— Start of PROVIDED MATERIAL —
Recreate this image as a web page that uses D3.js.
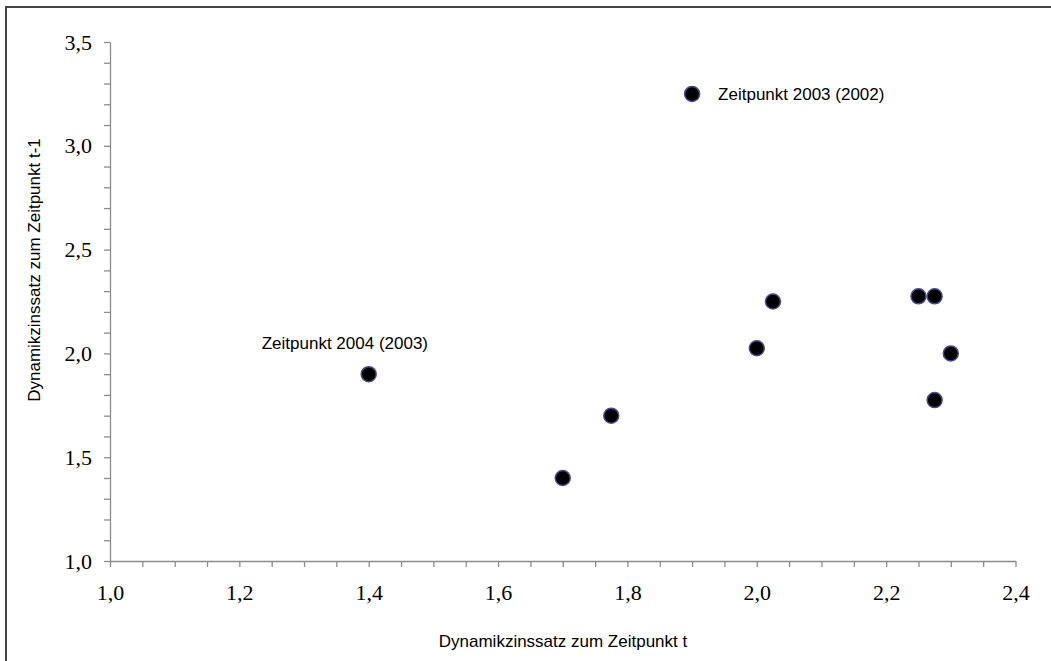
<!DOCTYPE html>
<html>
<head>
<meta charset="utf-8">
<script src="https://cdn.jsdelivr.net/npm/d3@7"></script>
<style>
  html, body { margin: 0; padding: 0; background: #fff; overflow: hidden; }
  svg { display: block; }
  .axis path, .axis line { stroke: #8c8c8c; stroke-width: 1.3px; }
  .axis text { font-family: "Liberation Serif", "Times New Roman", serif; font-size: 22px; fill: #000; }
  .title, .note { font-family: "Liberation Sans", Arial, sans-serif; fill: #000; }
</style>
</head>
<body>
<div id="chart"></div>
<script>
// values: rate at t (x) vs. rate at t-1 (y)
const xValues = [1.4, 1.7, 1.775, 1.9, 2.0, 2.025, 2.25, 2.275, 2.3, 2.275];
const yValues = [1.9, 1.4, 1.7, 3.25, 2.025, 2.25, 2.275, 2.275, 2.0, 1.775];
const pointNotes = ['Zeitpunkt 2004 (2003)', '', '', 'Zeitpunkt 2003 (2002)', '', '', '', '', '', ''];
const xTicks = [1.0, 1.2, 1.4, 1.6, 1.8, 2.0, 2.2, 2.4];
const yTicks = [1.0, 1.5, 2.0, 2.5, 3.0, 3.5];

const xTitle = 'Dynamikzinssatz zum Zeitpunkt t';
const yTitle = 'Dynamikzinssatz zum Zeitpunkt t-1';

const W = 1051, H = 661;
const margin = {top: 42, right: 36, bottom: 100, left: 110};
const width = 1015.5 - margin.left;
const height = 561 - margin.top;

const de = d3.formatLocale({decimal: ',', thousands: '.', grouping: [3], currency: ['', ' €']});
const fmt = de.format('.1f');

const svg = d3.select('#chart').append('svg')
  .attr('width', W)
  .attr('height', H);

// outer frame: only the top and left edges are inside the picture
svg.append('path')
  .attr('d', 'M6,' + H + 'V7H' + W)
  .attr('fill', 'none')
  .attr('stroke', '#444')
  .attr('stroke-width', 2);

const g = svg.append('g')
  .attr('transform', 'translate(' + margin.left + ',' + margin.top + ')');

const x = d3.scaleLinear().domain([1.0, 2.4]).range([0, width]);
const y = d3.scaleLinear().domain([1.0, 3.5]).range([height, 0]);

const near = (v, arr) => arr.some(t => Math.abs(t - v) < 1e-6);

// minor ticks every 0.05 on x, 0.1 on y; labels only on the major ones
const xMinor = d3.range(0, 29).map(i => 1.0 + i * 0.05);
const yMinor = d3.range(0, 26).map(i => 1.0 + i * 0.1);

const xAxis = g.append('g')
  .attr('class', 'axis x')
  .attr('transform', 'translate(0,' + height + ')')
  .call(d3.axisBottom(x)
    .tickValues(xMinor)
    .tickSizeInner(6)
    .tickSizeOuter(0)
    .tickPadding(10)
    .tickFormat(d => near(d, xTicks) ? fmt(d) : ''));
xAxis.selectAll('text').attr('dy', '1.05em');

const yAxis = g.append('g')
  .attr('class', 'axis y')
  .call(d3.axisLeft(y)
    .tickValues(yMinor)
    .tickSizeInner(6)
    .tickSizeOuter(0)
    .tickPadding(12)
    .tickFormat(d => near(d, yTicks) ? fmt(d) : ''));

// points
const pts = xValues.map((v, i) => ({x: v, y: yValues[i], note: pointNotes[i]}));

g.selectAll('.dot')
  .data(pts)
  .enter().append('circle')
  .attr('class', 'dot')
  .attr('cx', d => x(d.x))
  .attr('cy', d => y(d.y))
  .attr('r', 7.5)
  .attr('fill', '#000')
  .attr('stroke', '#4a4a90')
  .attr('stroke-width', 1.5);

// notes on two of the points
g.selectAll('.note')
  .data(pts.filter(d => d.note))
  .enter().append('text')
  .attr('class', 'note')
  .attr('font-size', 17)
  .attr('x', d => d.y > 3 ? x(d.x) + 26 : x(d.x) - 107)
  .attr('y', d => d.y > 3 ? y(d.y) + 6 : y(d.y) - 25)
  .text(d => d.note);

// axis titles
svg.append('text')
  .attr('class', 'title')
  .attr('font-size', 17)
  .attr('text-anchor', 'middle')
  .attr('x', 563)
  .attr('y', 647)
  .text(xTitle);

svg.append('text')
  .attr('class', 'title')
  .attr('font-size', 17)
  .attr('text-anchor', 'middle')
  .attr('transform', 'translate(40,270) rotate(-90)')
  .text(yTitle);
</script>
</body>
</html>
— End of PROVIDED MATERIAL —
WHAT IS NEEDED:
From the opening line of the listing above through the line bearing "const yTitle = 'Dynamikzinssatz", repeat each line exactly. Drop every picture.

RESPONSE:
Recreate this image as a web page that uses D3.js.
<!DOCTYPE html>
<html>
<head>
<meta charset="utf-8">
<script src="https://cdn.jsdelivr.net/npm/d3@7"></script>
<style>
  html, body { margin: 0; padding: 0; background: #fff; overflow: hidden; }
  svg { display: block; }
  .axis path, .axis line { stroke: #8c8c8c; stroke-width: 1.3px; }
  .axis text { font-family: "Liberation Serif", "Times New Roman", serif; font-size: 22px; fill: #000; }
  .title, .note { font-family: "Liberation Sans", Arial, sans-serif; fill: #000; }
</style>
</head>
<body>
<div id="chart"></div>
<script>
// values: rate at t (x) vs. rate at t-1 (y)
const xValues = [1.4, 1.7, 1.775, 1.9, 2.0, 2.025, 2.25, 2.275, 2.3, 2.275];
const yValues = [1.9, 1.4, 1.7, 3.25, 2.025, 2.25, 2.275, 2.275, 2.0, 1.775];
const pointNotes = ['Zeitpunkt 2004 (2003)', '', '', 'Zeitpunkt 2003 (2002)', '', '', '', '', '', ''];
const xTicks = [1.0, 1.2, 1.4, 1.6, 1.8, 2.0, 2.2, 2.4];
const yTicks = [1.0, 1.5, 2.0, 2.5, 3.0, 3.5];

const xTitle = 'Dynamikzinssatz zum Zeitpunkt t';
const yTitle = 'Dynamikzinssatz zum Zeitpunkt t-1';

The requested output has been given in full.